The hotel aggregator was in news recently after it dragged Softbank-funded OYO Rooms to a Gurugram court for allegedly stealing its data.
Zostel Hospitality Private Limited, which runs ZO Rooms, posted a revenue of Rs 3.3 crore for the financial year 2017, a decrease by 88 percent from its previous year revenue of Rs 27.8 crore, according to data available with the Registrar of Companies (RoC).
However, the Tiger Global-backed firm managed to stem its losses to Rs 3.14 crore in FY17 compared to Rs 77.4 crore in the previous year.
The hotel aggregator was in news recently after it dragged Softbank-funded OYO Rooms to a Gurugram court for allegedly stealing its data while conducting a due diligence of ZO Rooms as part of a failed acquisition attempt by OYO.
ZO Rooms was in failed merger talks with bigger rival OYO last year. ZO Rooms in October last year had said that it would take all steps to protect its interests, after OYO announced it had terminated all acquisition discussions with ZO after two years of negotiations.
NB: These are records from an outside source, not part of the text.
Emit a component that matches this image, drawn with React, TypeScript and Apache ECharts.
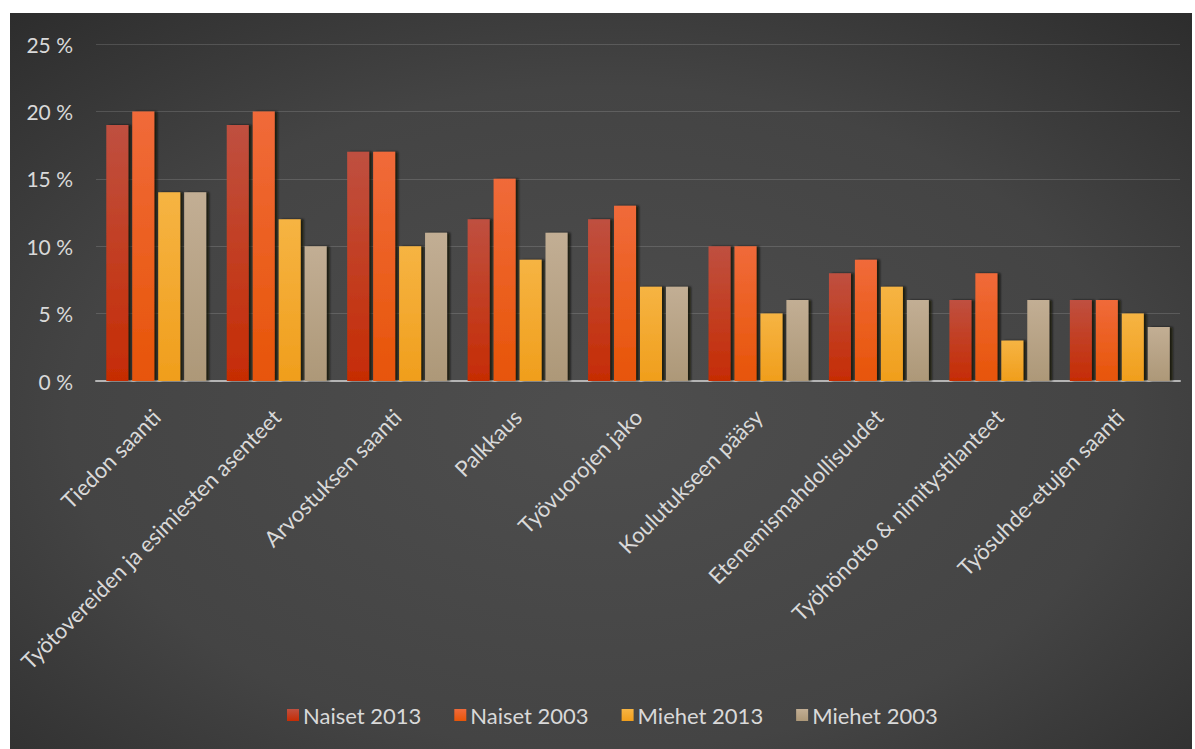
import React, { useEffect, useRef } from "react";
import * as echarts from "echarts";

const categories = [
  "Tiedon saanti",
  "Työtovereiden ja esimiesten asenteet",
  "Arvostuksen saanti",
  "Palkkaus",
  "Työvuorojen jako",
  "Koulutukseen pääsy",
  "Etenemismahdollisuudet",
  "Työhönotto & nimitystilanteet",
  "Työsuhde-etujen saanti",
];

const naiset2013 = [19, 19, 17, 12, 12, 10, 8, 6, 6];
const naiset2003 = [20, 20, 17, 15, 13, 10, 9, 8, 6];
const miehet2013 = [14, 12, 10, 9, 7, 5, 7, 3, 5];
const miehet2003 = [14, 10, 11, 11, 7, 6, 6, 6, 4];

const seriesNames = ["Naiset 2013", "Naiset 2003", "Miehet 2013", "Miehet 2003"];
const seriesData = [naiset2013, naiset2003, miehet2013, miehet2003];
const seriesColors = [
  ["#bf5040", "#c62c04"],
  ["#f06a3a", "#e75508"],
  ["#f6b443", "#f09e1c"],
  ["#c2ae94", "#ad9878"],
];

const yTicks = [0, 5, 10, 15, 20, 25];

const FONT = "Lato, 'Open Sans', sans-serif";

export default function App() {
  const ref = useRef<HTMLDivElement>(null);
  useEffect(() => {
    if (!ref.current) return;
    const chart = echarts.init(ref.current, undefined, { renderer: "svg" });
    const grad = (c: string[]) =>
      new echarts.graphic.LinearGradient(0, 0, 0, 1, [
        { offset: 0, color: c[0] },
        { offset: 1, color: c[1] },
      ]);
    chart.setOption({
      animation: false,
      backgroundColor: "#ffffff",
      graphic: [
        {
          type: "rect",
          z: -10,
          zlevel: 0,
          silent: true,
          shape: { x: 10, y: 13, width: 1182, height: 736 },
          style: {
            fill: new echarts.graphic.RadialGradient(0.5, 0.55, 0.75, [
              { offset: 0, color: "#4e4e4e" },
              { offset: 0.6, color: "#444444" },
              { offset: 1, color: "#2c2c2c" },
            ]),
          },
        },
      ],
      grid: { left: 96, right: 15, top: 44, bottom: 368 },
      legend: {
        data: seriesNames.map((n, i) => ({
          name: n,
          itemStyle: { color: grad(seriesColors[i]) },
        })),
        bottom: 18,
        left: 282,
        itemWidth: 12,
        itemHeight: 12,
        itemGap: 33,
        icon: "rect",
        textStyle: { color: "#d9d9d9", fontSize: 22, fontFamily: FONT, padding: [0, 0, 0, -1] },
      },
      xAxis: {
        type: "category",
        data: categories,
        axisLine: { lineStyle: { color: "#b4b4b4", width: 2 } },
        axisTick: { show: false },
        axisLabel: {
          interval: 0,
          rotate: 45,
          margin: 32,
          color: "#d9d9d9",
          fontSize: 22,
          fontFamily: FONT,
        },
      },
      yAxis: {
        type: "value",
        min: 0,
        max: 25,
        interval: 5,
        axisLine: { show: false },
        axisTick: { show: false },
        splitLine: { lineStyle: { color: "rgba(255,255,255,0.14)", width: 1 } },
        axisLabel: {
          formatter: (v: number) => (yTicks.includes(v) ? `${v} %` : ""),
          color: "#d9d9d9",
          fontSize: 21,
          fontFamily: FONT,
          margin: 23,
        },
      },
      series: seriesNames.map((n, i) => ({
        name: n,
        type: "bar",
        data: seriesData[i],
        barWidth: 22,
        barGap: "18%",
        itemStyle: {
          color: grad(seriesColors[i]),
          shadowColor: "rgba(20,8,0,0.75)",
          shadowOffsetX: 3,
          shadowOffsetY: 0,
          shadowBlur: 2,
        },
      })),
    });
    return () => chart.dispose();
  }, []);
  return (
    <div
      ref={ref}
      style={{ position: "fixed", left: 0, top: 0, width: 1195, height: 749 }}
    />
  );
}
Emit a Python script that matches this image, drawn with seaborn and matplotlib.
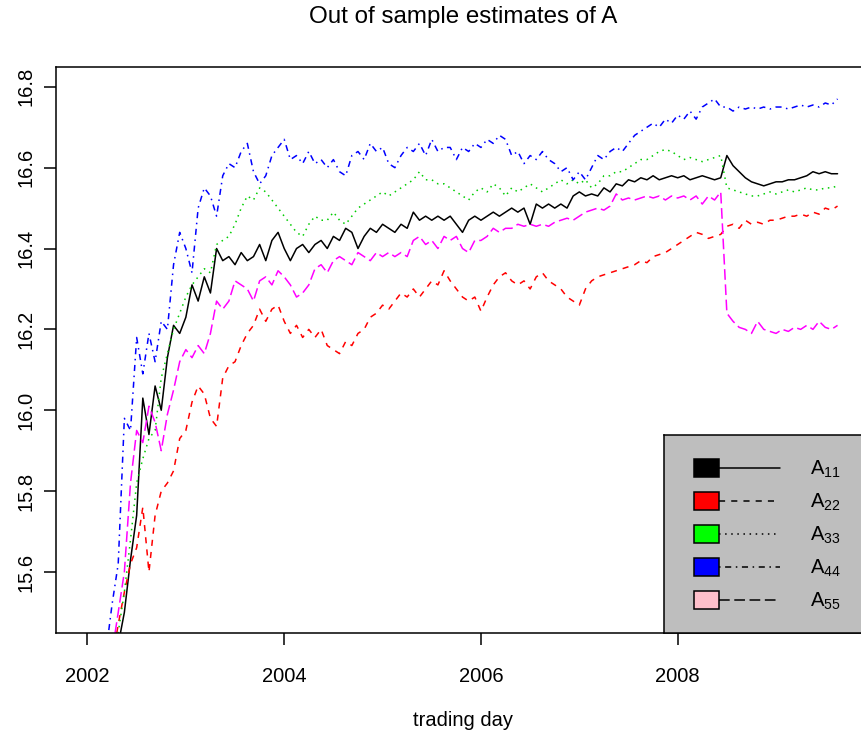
import numpy as np
import pandas as pd
import matplotlib
matplotlib.use("Agg")
import matplotlib.pyplot as plt
import seaborn as sns
from matplotlib.patches import Rectangle
from matplotlib.lines import Line2D

# -----------------------------
# Data
# -----------------------------
# trading days as decimal years, one every 1/16 year
trading_day = 2002 + np.arange(3, 123) / 16

a11 = [15.30, 15.36, 15.42, 15.50, 15.63, 15.74, 16.03, 15.94, 16.06, 16.00,
       16.13, 16.21, 16.19, 16.23, 16.31, 16.27, 16.33, 16.29, 16.40, 16.37,
       16.38, 16.36, 16.39, 16.37, 16.38, 16.41, 16.37, 16.42, 16.44, 16.40,
       16.37, 16.40, 16.41, 16.39, 16.41, 16.42, 16.40, 16.43, 16.42, 16.45,
       16.44, 16.40, 16.43, 16.45, 16.44, 16.46, 16.45, 16.44, 16.46, 16.45,
       16.49, 16.47, 16.48, 16.47, 16.48, 16.47, 16.48, 16.46, 16.44, 16.47,
       16.48, 16.47, 16.48, 16.49, 16.48, 16.49, 16.50, 16.49, 16.50, 16.46,
       16.51, 16.50, 16.51, 16.50, 16.51, 16.50, 16.53, 16.54, 16.53, 16.535,
       16.53, 16.55, 16.54, 16.56, 16.555, 16.57, 16.565, 16.575, 16.57, 16.58,
       16.57, 16.575, 16.58, 16.575, 16.58, 16.57, 16.575, 16.58, 16.575, 16.57,
       16.575, 16.63, 16.605, 16.59, 16.575, 16.565, 16.56, 16.555, 16.56, 16.565,
       16.565, 16.57, 16.57, 16.575, 16.58, 16.59, 16.585, 16.59, 16.585, 16.585]

a22 = [15.30, 15.38, 15.47, 15.55, 15.62, 15.66, 15.76, 15.60, 15.74, 15.80,
       15.82, 15.85, 15.93, 15.95, 16.02, 16.06, 16.04, 15.98, 15.96, 16.08,
       16.11, 16.12, 16.16, 16.19, 16.21, 16.25, 16.22, 16.25, 16.26, 16.22,
       16.19, 16.21, 16.18, 16.20, 16.18, 16.20, 16.16, 16.15, 16.14, 16.17,
       16.16, 16.19, 16.20, 16.23, 16.24, 16.26, 16.25, 16.27, 16.29, 16.28,
       16.30, 16.28, 16.30, 16.32, 16.31, 16.345, 16.32, 16.30, 16.28, 16.27,
       16.28, 16.245, 16.28, 16.31, 16.33, 16.34, 16.32, 16.31, 16.32, 16.30,
       16.33, 16.34, 16.32, 16.31, 16.30, 16.28, 16.27, 16.26, 16.30, 16.32,
       16.33, 16.335, 16.34, 16.345, 16.35, 16.355, 16.36, 16.37, 16.365, 16.38,
       16.385, 16.39, 16.40, 16.41, 16.42, 16.43, 16.44, 16.435, 16.425, 16.43,
       16.435, 16.455, 16.46, 16.45, 16.47, 16.46, 16.465, 16.46, 16.47, 16.47,
       16.475, 16.48, 16.48, 16.485, 16.48, 16.49, 16.485, 16.50, 16.495, 16.505]

a33 = [15.30, 15.38, 15.45, 15.55, 15.68, 15.82, 15.88, 15.93, 15.95, 16.08,
       16.14, 16.20, 16.24, 16.28, 16.31, 16.33, 16.35, 16.34, 16.41, 16.42,
       16.43, 16.46, 16.50, 16.53, 16.52, 16.55, 16.54, 16.52, 16.50, 16.48,
       16.46, 16.44, 16.43, 16.46, 16.48, 16.47, 16.47, 16.49, 16.47, 16.46,
       16.48, 16.50, 16.51, 16.52, 16.53, 16.54, 16.53, 16.54, 16.55, 16.56,
       16.57, 16.59, 16.57, 16.57, 16.56, 16.56, 16.55, 16.54, 16.53, 16.52,
       16.54, 16.55, 16.54, 16.56, 16.55, 16.53, 16.55, 16.54, 16.55, 16.56,
       16.55, 16.54, 16.55, 16.56, 16.57, 16.56, 16.57, 16.56, 16.57, 16.55,
       16.56, 16.58, 16.58, 16.59, 16.59, 16.60, 16.61, 16.62, 16.62, 16.63,
       16.64, 16.645, 16.64, 16.63, 16.62, 16.625, 16.62, 16.615, 16.62, 16.625,
       16.63, 16.55, 16.545, 16.54, 16.535, 16.53, 16.53, 16.535, 16.54, 16.535,
       16.54, 16.545, 16.54, 16.545, 16.55, 16.545, 16.545, 16.55, 16.55, 16.555]

a44 = [15.40, 15.52, 15.62, 15.98, 15.95, 16.18, 16.09, 16.19, 16.12, 16.22,
       16.20, 16.36, 16.44, 16.40, 16.34, 16.50, 16.55, 16.53, 16.48, 16.58,
       16.61, 16.60, 16.64, 16.66, 16.59, 16.56, 16.58, 16.63, 16.65, 16.67,
       16.62, 16.63, 16.61, 16.64, 16.61, 16.62, 16.60, 16.62, 16.59, 16.58,
       16.63, 16.64, 16.62, 16.66, 16.64, 16.65, 16.61, 16.60, 16.63, 16.65,
       16.64, 16.66, 16.63, 16.67, 16.64, 16.65, 16.65, 16.62, 16.65, 16.64,
       16.66, 16.65, 16.67, 16.66, 16.68, 16.67, 16.63, 16.64, 16.61, 16.63,
       16.62, 16.64, 16.62, 16.61, 16.59, 16.60, 16.57, 16.59, 16.57, 16.60,
       16.63, 16.62, 16.64, 16.65, 16.64, 16.66, 16.68, 16.69, 16.70, 16.71,
       16.70, 16.72, 16.71, 16.73, 16.72, 16.74, 16.72, 16.75, 16.76, 16.77,
       16.75, 16.75, 16.74, 16.75, 16.745, 16.75, 16.745, 16.75, 16.745, 16.75,
       16.75, 16.745, 16.75, 16.755, 16.75, 16.755, 16.75, 16.76, 16.755, 16.77]

a55 = [15.30, 15.40, 15.50, 15.60, 15.82, 15.95, 15.92, 16.01, 15.97, 15.90,
       15.99, 16.05, 16.12, 16.15, 16.13, 16.16, 16.14, 16.19, 16.27, 16.25,
       16.27, 16.32, 16.31, 16.30, 16.27, 16.32, 16.33, 16.31, 16.345, 16.33,
       16.31, 16.28, 16.29, 16.31, 16.35, 16.36, 16.34, 16.37, 16.38, 16.37,
       16.36, 16.39, 16.38, 16.37, 16.39, 16.38, 16.39, 16.38, 16.39, 16.38,
       16.42, 16.43, 16.41, 16.42, 16.40, 16.43, 16.42, 16.43, 16.40, 16.39,
       16.42, 16.42, 16.43, 16.45, 16.44, 16.45, 16.45, 16.46, 16.455, 16.46,
       16.455, 16.46, 16.455, 16.465, 16.47, 16.475, 16.47, 16.48, 16.49, 16.495,
       16.50, 16.495, 16.505, 16.535, 16.52, 16.525, 16.52, 16.525, 16.53, 16.525,
       16.53, 16.52, 16.53, 16.525, 16.53, 16.52, 16.53, 16.51, 16.53, 16.52,
       16.54, 16.24, 16.22, 16.205, 16.20, 16.19, 16.22, 16.20, 16.195, 16.19,
       16.20, 16.195, 16.205, 16.20, 16.21, 16.20, 16.22, 16.205, 16.20, 16.21]

series_names = ["A11", "A22", "A33", "A44", "A55"]
series_values = [a11, a22, a33, a44, a55]
x_ticks = [2002, 2004, 2006, 2008]
y_ticks = [15.6, 15.8, 16.0, 16.2, 16.4, 16.6, 16.8]

# -----------------------------
# Styling
# -----------------------------
line_colors = {"A11": "black", "A22": "#FF0000", "A33": "#00CD00",
               "A44": "#0000FF", "A55": "#FF00FF"}
line_dashes = {"A11": "", "A22": (4, 4), "A33": (1, 3),
               "A44": (1, 3, 4, 3), "A55": (7, 3)}
legend_fills = ["black", "#FF0000", "#00FF00", "#0000FF", "#FFC0CB"]
legend_labels = [r"$\mathregular{A_{11}}$", r"$\mathregular{A_{22}}$",
                 r"$\mathregular{A_{33}}$", r"$\mathregular{A_{44}}$",
                 r"$\mathregular{A_{55}}$"]

sns.set_style("white")
plt.rcParams["font.family"] = ["Liberation Sans", "DejaVu Sans"]
plt.rcParams["mathtext.fontset"] = "custom"
plt.rcParams["mathtext.rm"] = "Liberation Sans"
plt.rcParams["text.color"] = "black"
plt.rcParams["axes.labelcolor"] = "black"

LW = 1.1
FS = 14.5
W, H = 862, 737

df = pd.DataFrame({
    "day": np.tile(trading_day, len(series_names)),
    "value": np.concatenate(series_values),
    "series": np.repeat(series_names, len(trading_day)),
})

fig = plt.figure(figsize=(W / 100, H / 100), dpi=100)
ax = fig.add_axes([56 / W, (H - 633) / H, (870 - 56) / W, (633 - 67) / H])

sns.lineplot(data=df, x="day", y="value", hue="series", style="series",
             palette=line_colors, dashes=line_dashes, estimator=None,
             linewidth=LW, legend=False, ax=ax)

ax.set_xlim(2001.68, 2009.955)
ax.set_ylim(15.449, 16.849)
ax.set_xticks(x_ticks)
ax.set_yticks(y_ticks)
ax.set_xticklabels([str(t) for t in x_ticks])
ax.set_yticklabels([f"{t:.1f}" for t in y_ticks])
ax.tick_params(axis="both", direction="out", length=8.6, width=LW,
               color="black", labelsize=FS, labelcolor="black",
               bottom=True, left=True)
ax.tick_params(axis="x", pad=16)
ax.tick_params(axis="y", pad=6)
for lab in ax.get_yticklabels():
    lab.set_rotation(90)
    lab.set_va("center")
for sp in ax.spines.values():
    sp.set_color("black")
    sp.set_linewidth(LW)

ax.set_ylabel("")
ax.set_xlabel("trading day", fontsize=FS, color="black")
ax.xaxis.set_label_coords(0.5, (633 - 720) / (633 - 67))
ax.xaxis.label.set_va("center")

fig.text(463 / W, 1 - 17 / H, "Out of sample estimates of A",
         ha="center", va="center", fontsize=FS * 1.2, color="black")

# -----------------------------
# Legend box (bottom right, gray fill)
# -----------------------------
lax = fig.add_axes([664 / W, (H - 633) / H, (870 - 664) / W, (633 - 435) / H])
lax.set_xlim(664, 870)
lax.set_ylim(633, 435)
lax.set_facecolor("#BEBEBE")
lax.set_xticks([])
lax.set_yticks([])
for sp in lax.spines.values():
    sp.set_color("black")
    sp.set_linewidth(LW)

for k, name in enumerate(series_names):
    yc = 468 + 33 * k
    lax.add_patch(Rectangle((694, yc - 8.7), 25, 17.4, facecolor=legend_fills[k],
                            edgecolor="black", linewidth=LW))
    ln = Line2D([719, 780], [yc, yc], color="black", linewidth=LW)
    if line_dashes[name]:
        ln.set_dashes(line_dashes[name])
    lax.add_line(ln)
    lax.text(810, yc + 7, legend_labels[k], va="baseline", ha="left",
             fontsize=FS, color="black")

fig.savefig("out.png", dpi=100)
Zo also stated last year that OYO’s act was in bad faith.
The firm saw its employee benefit expenses narrowed to Rs 1.7 crore in FY17 compared to Rs 18.5 crore in the previous year.
Zostel Hospitality started off by launching backpackers hotel chain Zostel, which operates in Vietnam apart from India. ZO Rooms was launched by the parent firm in 2014.
Zostel Hospitality Private Ltd was founded in August 2013 by Dharamveer Chouhan, Akhil Malik, Paavan Nanda, Tarun Tiwari, Chetan Singh Chauhan, Abhishek Bhutra and Siddharth Janghu.
The website of the startup is not accessible and Wikipedia says that ZO Rooms “was” a budget hotel aggregator. Last year, homestay startup Stayzilla and Bengaluru-based last-minute hotel booking app RoomsTonite closed down operations.